Regardless of anything else, I leave personal attacks out of the equation unless someone personally attacks me.
Stating what is technically correct doesn't always a) apply to the discussion or b) change an opinion. For example, my opinion is that there is something wrong with the SS system since it's reporting that people who can't possibly be alive are receiving benefits. You wrote a very long, and probably technically correct, post about programming languages..... a post that, despite likely being technically accurate, changed nothing as far as the reality of the SS system because the system is STILL reporting that millions of people, way past any medically possible age, are receiving benefits.
I don't know what you want me to say. The SS database is reporting things that are impossible by today's medical standards. Do you want me to ignore that because you know more about programming languages than I do?
The issue that people have with me is that I don't neatly align with either political party's views and I don't share in the panic that seems to consume both the right and left. I can't make myself feel panicked because Trump is president any more than a Democrat can make themselves not feel panicked because Trump is president.
1. The SS database is not in fact "reporting" any such thing. In fact, databases don't "report" anything. They store data. In your word processing program, there's a database of all valid English words, which is what it uses to spell check. The database is just the list of words. The spell checker uses that data, according to its own programming, to do its job.
That's why not using a database column is immaterial. If there's a database column full of junk, don't use it. There's no law that says it has to be used. And that's the right approach -- or at least the approach used virtually all of the time in industry -- because correcting the data is incredibly time consuming for no benefit.
2. So this is a great example of what I'm talking about. You're saying that what I wrote changes nothing about the reality . . . but you say that only because you don't understand the actual reality. You think the database does things that it does not do. If there are benefits being paid to dead people (there aren't), you don't fix that in the database. You fix it in the program you wrote that pulls data and makes decisions.
I'm obviously way more knowledgeable about this topic than you are, and I'm not a silly person. So if I write a long post explaining the situation, maybe you could ask yourself the following question: "if what super wrote is irrelevant, why would he write it? " And the answer should be, "hmm, maybe I'm not understanding what is and isn't relevant. Maybe I should ask some questions." When you say "what you wrote doesn't matter" you're insulting me. You're telling me that I can't even figure out the relevant principles, which is infuriating when the problem is that you don't know enough to understand the basics.
3. The issue that people have with you has nothing to do with your political alignment. Well, that's not my issue with you at least. My issue is that you form and then express opinions that have no basis in reality, because you don't understand how that reality works. That's not true of you 100% of the time, but it's true an alarmingly high percentage.

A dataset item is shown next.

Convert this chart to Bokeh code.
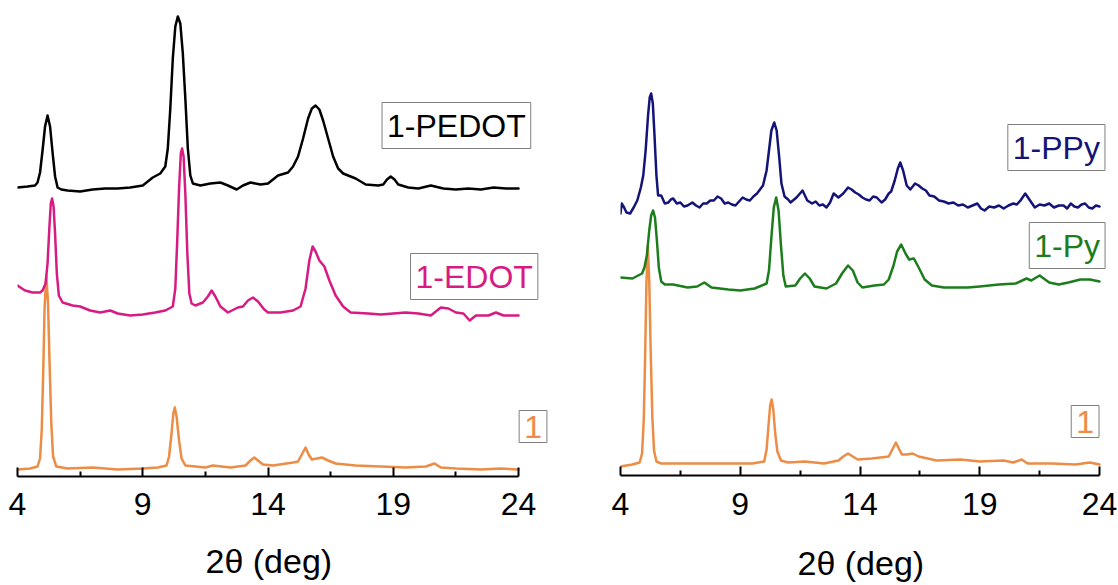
from bokeh.plotting import figure
from bokeh.layouts import row
from bokeh.models import FixedTicker, Label, Range1d, Title
from bokeh.embed import file_html
from bokeh.resources import INLINE

# ---------------- data (2theta in deg, intensity offset in a.u.) ----------------
major_ticks = [4, 9, 14, 19, 24]
minor_ticks = [6.5, 11.5, 16.5, 21.5]
x_title = "2θ (deg)"

# Left panel: 1, 1-EDOT, 1-PEDOT
x_1_left = [4.0, 4.5, 4.8, 4.9, 4.97, 5.03, 5.08, 5.15, 5.22, 5.28, 5.35, 5.42, 5.55, 6.0, 7.0, 8.0,
            9.0, 9.6, 9.95, 10.05, 10.15, 10.22, 10.28, 10.35, 10.45, 10.55, 10.7, 11.5, 11.8, 12.5,
            13.1, 13.3, 13.45, 13.6, 13.8, 14.2, 15.0, 15.2, 15.35, 15.5, 15.62, 15.75, 15.95, 16.15,
            16.4, 16.7, 17.5, 18.5, 19.5, 20.3, 20.65, 20.9, 21.5, 22.5, 23.3, 24.0]
y_1_left = [9, 10, 12, 20, 50, 110, 170, 203, 175, 115, 55, 22, 12, 10, 11, 9,
            10, 11, 13, 22, 45, 65, 71, 62, 38, 20, 13, 11, 13, 11,
            13, 18, 21, 18, 14, 13, 16, 17, 24, 31, 24, 19, 20, 21,
            18, 15, 13, 12, 11, 12, 15, 11, 10, 9, 10, 9]

x_edot = [4.0, 4.3, 4.6, 4.9, 5.0, 5.12, 5.2, 5.27, 5.33, 5.38, 5.44, 5.5, 5.57, 5.65, 5.8, 6.2, 6.5,
          6.9, 7.3, 7.7, 8.0, 8.5, 9.0, 9.5, 9.9, 10.2, 10.3, 10.38, 10.45, 10.52, 10.57, 10.63, 10.7,
          10.78, 10.86, 10.95, 11.1, 11.4, 11.6, 11.75, 11.9, 12.1, 12.4, 12.8, 13.0, 13.2, 13.4,
          13.6, 13.85, 14.0, 14.5, 15.0, 15.3, 15.5, 15.65, 15.78, 15.9, 16.05, 16.25, 16.45, 16.7,
          17.0, 17.3, 18.0, 18.5, 19.0, 19.5, 20.0, 20.5, 20.9, 21.2, 21.5, 21.8, 22.05, 22.3, 22.8,
          23.1, 23.4, 24.0]
y_edot = [193, 188, 186, 186, 188, 195, 215, 250, 275, 280, 272, 245, 205, 183, 176, 173, 172,
          168, 166, 168, 165, 163, 164, 166, 168, 172, 190, 240, 290, 325, 330, 322, 285,
          225, 185, 175, 173, 176, 182, 188, 182, 172, 166, 171, 172, 178, 181,
          177, 169, 166, 166, 168, 172, 190, 218, 232, 227, 218, 212, 198, 183,
          172, 166, 165, 164, 165, 166, 165, 163, 171, 170, 166, 165, 158, 163, 163,
          166, 163, 163]

x_pedot = [4.0, 4.4, 4.7, 4.8, 4.9, 5.0, 5.1, 5.2, 5.3, 5.4, 5.5, 5.6, 5.75, 6.0, 6.5, 7.0,
           7.5, 8.0, 8.5, 9.0, 9.4, 9.7, 9.9, 10.0, 10.1, 10.2, 10.3, 10.4, 10.5, 10.6, 10.7, 10.8,
           10.9, 11.0, 11.3, 11.7, 12.1, 12.4, 12.75, 13.0, 13.3, 13.7, 14.0, 14.4, 14.8, 15.0, 15.2,
           15.4, 15.6, 15.75, 15.9, 16.05, 16.2, 16.4, 16.6, 16.8, 17.0, 17.5, 17.9, 18.4, 18.6,
           18.75, 18.9, 19.05, 19.2, 19.6, 20.0, 20.5, 21.0, 21.5, 22.0, 22.5, 23.0, 23.5, 24.0]
y_pedot = [291, 292, 293, 296, 306, 328, 352, 363, 352, 326, 302, 291, 289, 288, 287, 289,
           290, 290, 291, 293, 301, 305, 312, 330, 370, 420, 452, 462, 455, 425, 380, 330,
           303, 295, 293, 295, 296, 293, 289, 293, 296, 294, 295, 303, 306, 312, 322,
           340, 360, 370, 373, 369, 358, 340, 322, 310, 305, 300, 294, 293, 294,
           299, 302, 299, 294, 291, 290, 293, 290, 289, 290, 289, 291, 290, 290]

# Right panel: 1, 1-Py, 1-PPy
x_1_right = [4.0, 4.5, 4.8, 4.9, 4.97, 5.03, 5.08, 5.14, 5.2, 5.26, 5.33, 5.4, 5.5, 5.7, 6.5, 7.5,
             8.5, 9.5, 10.0, 10.1, 10.18, 10.25, 10.31, 10.38, 10.46, 10.55, 10.7, 11.0, 11.7, 12.5,
             13.1, 13.3, 13.5, 13.7, 13.9, 14.5, 15.2, 15.35, 15.5, 15.62, 15.75, 15.95, 16.2, 16.45,
             17.2, 18.2, 19.0, 20.0, 20.4, 20.75, 21.0, 22.0, 23.0, 23.6, 24.0]
y_1_right = [9, 11, 13, 22, 55, 120, 190, 230, 195, 125, 58, 25, 14, 12, 12, 12,
             12, 12, 14, 26, 50, 70, 76, 66, 42, 24, 15, 13, 14, 12,
             15, 19, 22, 19, 16, 17, 19, 26, 33, 27, 21, 21, 22, 19,
             15, 16, 14, 15, 13, 16, 12, 12, 11, 13, 11]

x_py = [4.0, 4.5, 4.9, 5.0, 5.1, 5.2, 5.28, 5.36, 5.44, 5.52, 5.6, 5.7, 5.85, 6.2, 6.8, 7.2, 7.5,
        7.8, 8.5, 9.0, 9.6, 10.1, 10.2, 10.3, 10.4, 10.5, 10.6, 10.7, 10.8, 10.9, 11.3, 11.5, 11.7,
        11.9, 12.1, 12.6, 13.0, 13.25, 13.5, 13.7, 13.9, 14.1, 14.6, 15.0, 15.2, 15.4, 15.55, 15.72,
        15.9, 16.05, 16.25, 16.45, 16.7, 17.0, 17.5, 18.5, 19.0, 19.8, 20.5, 20.95, 21.15, 21.5,
        21.9, 22.3, 22.7, 23.2, 23.6, 24.0]
y_py = [198, 197, 202, 208, 220, 245, 260, 265, 258, 235, 208, 194, 191, 191, 188, 189, 193,
        188, 186, 185, 187, 192, 205, 238, 268, 278, 265, 230, 200, 189, 190, 197, 202,
        197, 189, 187, 192, 202, 210, 205, 193, 188, 190, 191, 196, 210, 224, 231,
        222, 216, 217, 208, 196, 190, 188, 188, 189, 191, 192, 197, 195, 200,
        193, 191, 193, 196, 196, 194]

x_ppy = [4.0, 4.05, 4.15, 4.25, 4.4, 4.55, 4.7, 4.85, 4.95, 5.05, 5.15, 5.22, 5.28, 5.35, 5.42,
         5.5, 5.57, 5.7, 5.85, 6.0, 6.1, 6.2, 6.35, 6.5, 6.65, 6.8, 7.0, 7.15, 7.3, 7.45, 7.6, 7.75,
         7.9, 8.05, 8.2, 8.35, 8.5, 8.65, 8.8, 8.95, 9.1, 9.25, 9.4, 9.55, 9.7, 9.95, 10.1, 10.2,
         10.3, 10.42, 10.52, 10.62, 10.72, 10.85, 11.0, 11.1, 11.35, 11.6, 11.8, 12.0, 12.15, 12.3,
         12.45, 12.6, 12.75, 12.9, 13.1, 13.3, 13.5, 13.65, 13.8, 13.95, 14.1, 14.25, 14.4, 14.55,
         14.7, 14.9, 15.05, 15.2, 15.3, 15.45, 15.58, 15.68, 15.8, 15.95, 16.1, 16.3, 16.45, 16.6,
         16.75, 16.9, 17.1, 17.3, 17.5, 17.7, 17.9, 18.1, 18.3, 18.5, 18.7, 18.9, 19.05, 19.2, 19.4,
         19.6, 19.8, 20.0, 20.2, 20.4, 20.55, 20.7, 20.9, 21.1, 21.3, 21.5, 21.7, 21.9, 22.1, 22.3,
         22.5, 22.65, 22.8, 22.95, 23.1, 23.25, 23.4, 23.55, 23.7, 23.85, 24.0]
y_ppy = [262, 272, 268, 263, 262, 268, 275, 288, 300, 325, 360, 378, 382, 372, 340,
         300, 280, 280, 272, 273, 276, 277, 272, 273, 269, 270, 273, 270, 268, 272, 272, 275,
         275, 279, 277, 272, 273, 271, 270, 274, 278, 276, 275, 279, 282, 290, 305, 325,
         345, 353, 345, 320, 292, 279, 276, 273, 278, 285, 275, 272, 274, 270,
         271, 268, 273, 282, 278, 282, 288, 286, 283, 281, 278, 276, 275, 279,
         278, 273, 276, 282, 284, 295, 307, 313, 305, 290, 286, 292, 290, 287,
         285, 280, 279, 275, 274, 272, 273, 270, 271, 268, 270, 272, 267, 265, 269,
         268, 270, 267, 270, 272, 271, 275, 282, 275, 268, 271, 270, 272, 268, 270,
         270, 267, 272, 269, 268, 271, 272, 268, 267, 270, 269]

labels_left = ["1-PEDOT", "1-EDOT", "1"]
labels_right = ["1-PPy", "1-Py", "1"]

# ---------------- styling ----------------
FONT = "Liberation Sans"
C_ORANGE = "#ec8c45"
C_MAGENTA = "#d81b82"
C_BLACK = "#000000"
C_NAVY = "#141478"
C_GREEN = "#1c7d1c"
C_BORDER = "#7f7f7f"
LW = 2.5


def make_panel(frame_w, border_left, border_right, px_per_unit, frame_h, border_bottom,
               label_standoff, title_offset, spacer_px):
    p = figure(frame_width=frame_w, frame_height=frame_h,
               x_range=Range1d(4, 4 + frame_w / px_per_unit), y_range=Range1d(0, frame_h),
               output_backend="svg", toolbar_location=None, y_axis_location=None,
               min_border_left=border_left, min_border_right=border_right,
               min_border_top=0, min_border_bottom=border_bottom)
    p.outline_line_color = None
    p.xgrid.visible = False
    p.ygrid.visible = False
    p.background_fill_color = "white"
    p.border_fill_color = "white"
    ax = p.xaxis[0]
    ax.bounds = (4, 24)
    ax.ticker = FixedTicker(ticks=major_ticks, minor_ticks=minor_ticks)
    ax.axis_line_width = 2
    ax.axis_line_color = "black"
    ax.major_tick_line_width = 2
    ax.minor_tick_line_width = 2
    ax.major_tick_in = 9
    ax.major_tick_out = 0
    ax.minor_tick_in = 5
    ax.minor_tick_out = 0
    ax.major_label_text_font = FONT
    ax.major_label_text_font_size = "32px"
    ax.major_label_text_color = "black"
    ax.major_label_standoff = label_standoff
    # blank spacer so that the axis title sits lower, as in the original
    p.add_layout(Title(text=" ", text_font=FONT, text_font_size=f"{spacer_px}px"), "below")
    p.add_layout(Title(text=x_title, align="left", offset=title_offset,
                       text_font=FONT, text_font_size="34px",
                       text_font_style="normal", text_color="black"), "below")
    return p


def add_box_label(p, x, y, text, color):
    p.add_layout(Label(x=x, y=y, text=text, text_align="center", text_baseline="middle",
                       text_font=FONT, text_font_size="32px", text_color=color,
                       border_line_color=C_BORDER, border_line_width=1,
                       background_fill_color="white", padding=5))


def add_trace(p, xs, ys, color, shift=0):
    p.line(xs, [v - shift for v in ys], line_color=color, line_width=LW,
           line_join="round", line_cap="round")


# left panel
pl = make_panel(535, 17, 0, 25.05, 476, 109, 16, 188, 4)
add_trace(pl, x_1_left, y_1_left, C_ORANGE, 2)
add_trace(pl, x_edot, y_edot, C_MAGENTA, 2)
add_trace(pl, x_pedot, y_pedot, C_BLACK, 2)
add_box_label(pl, 21.52, 351, labels_left[0], C_BLACK)
add_box_label(pl, 22.23, 200, labels_left[1], C_MAGENTA)
add_box_label(pl, 24.58, 50, labels_left[2], C_ORANGE)

# right panel
pr = make_panel(496, 68, 2, 23.95, 475, 110, 17, 177, 7)
add_trace(pr, x_1_right, y_1_right, C_ORANGE)
add_trace(pr, x_py, y_py, C_GREEN)
add_trace(pr, x_ppy, y_ppy, C_NAVY)
add_box_label(pr, 22.2, 328, labels_right[0], C_NAVY)
add_box_label(pr, 22.65, 230, labels_right[1], C_GREEN)
add_box_label(pr, 23.4, 54, labels_right[2], C_ORANGE)

layout = row(pl, pr, spacing=0)
open("out.html", "w").write(file_html(layout, INLINE))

So you start taking positions -- right, left, center, contrary, whatever -- that are fundamentally incorrect, and you don't even know enough to see why or how they are incorrect. Too You don't advance conversations. You're not a knowledge source; you're a knowledge sink, except you don't even absorb the knowledge being imparted to you.
Imagine you're watching a football game with someone who really doesn't know much about the sport at all. S/he says, "why are the coaches so stupid? They should put all the linemen out to the side, snap the ball, throw it out to a WR and let the line block for the receiver on the outside." You say, it doesn't work like that. And your friend insists that it would be a great idea because it makes sense to them. Then you explain legal and illegal formations, and it makes no difference. You explain that the QB would be under immediate pressure, and the pass to the WR can be easily intercepted by a DB at the line of scrimmage sprinting into the backfield. And yet the person continues to insist that there's a good idea in there.
Wouldn't you find that incredibly frustrating?